外貨準備の大半を占めるとみられる米国債を売れば、アメリカの金利に上昇圧力がかかり、円安要因になりかねない。さらに大きな制約は、「日銀の金融緩和」と「円買いの為替介入」という二つの政策の円相場への影響面での方向性が異なっている点だ。
政府関係者は、今回の介入が、アメリカなどとともに行う協調介入でなく、「単独での介入だった」と明かしたうえで、「このところの円売りは、ファンダメンタルズ(経済の基礎的条件)から外れた投機的な側面が強く、単独であっても、そうした動きへの効果は大きかった」との認識を示した。
円安になりやすい環境は続く
しかし、日銀が国内景気の下支えに重きを置き、今後も大規模緩和を維持する以上、日米の金利差は広がり、円安になりやすい環境は続く。

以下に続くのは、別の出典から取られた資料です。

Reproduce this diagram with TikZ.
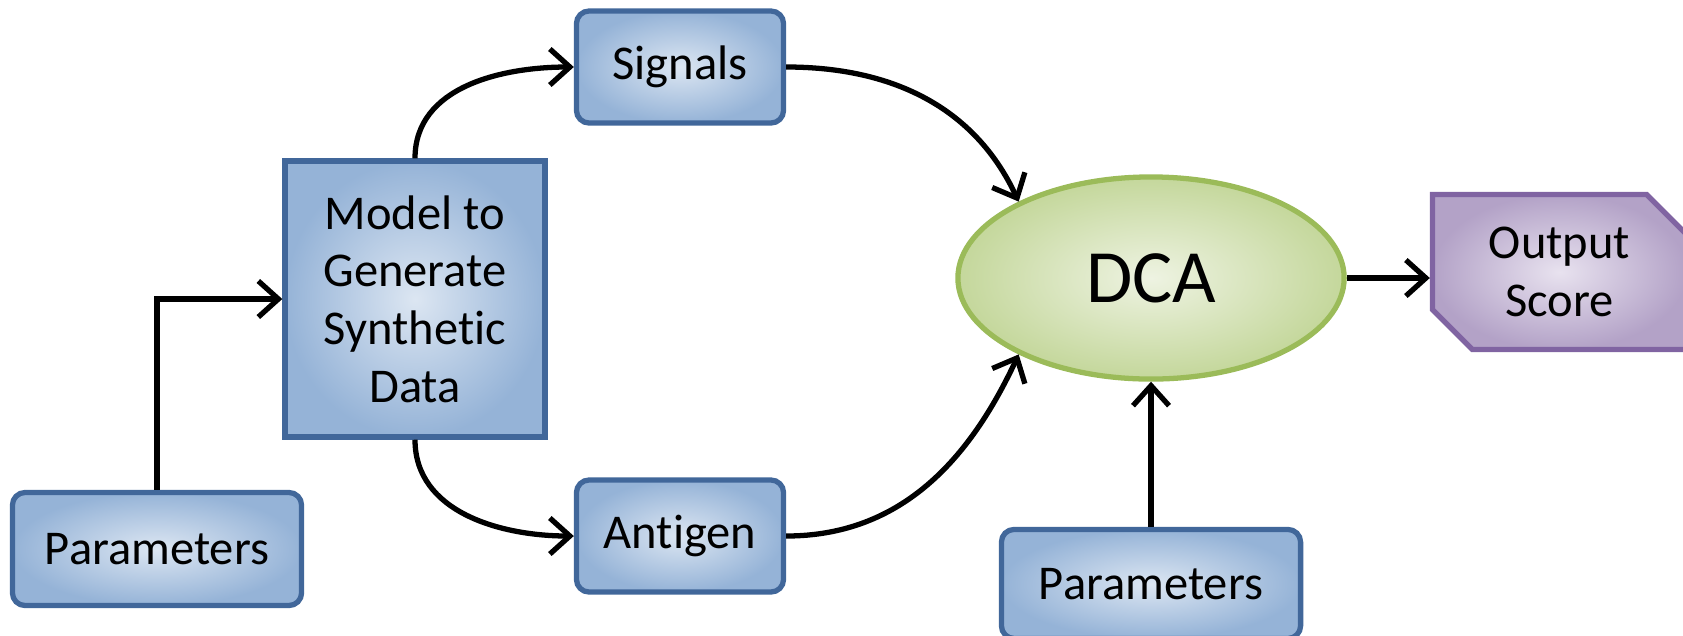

アメリカ財務省は、FNNの取材に対し、「アメリカはこの介入には参加していない」としたうえで、「最近高まっている円相場の変動を抑えることが目的だと理解している」とコメントしたが、アメリカやヨーロッパが、景気後退リスクがあるにもかかわらずインフレ抑制を優先して利上げを進める一方で、景気を支えるため超低金利政策を続けて円安につながる環境を招いているとも言える日本が、円安是正のため介入を続ける姿勢には、厳しい視線が注がれる可能性がある。
「口先」でなく、円買いという「実弾」手段の行使に踏み切った政府・日銀。投機筋との攻防が長引き、継続的に介入を行わざるを得ない可能性もある。根強い円安圧力で介入効果の持続性が疑問視される中、市場では今後も神経戦が繰り広げられることになりそうだ。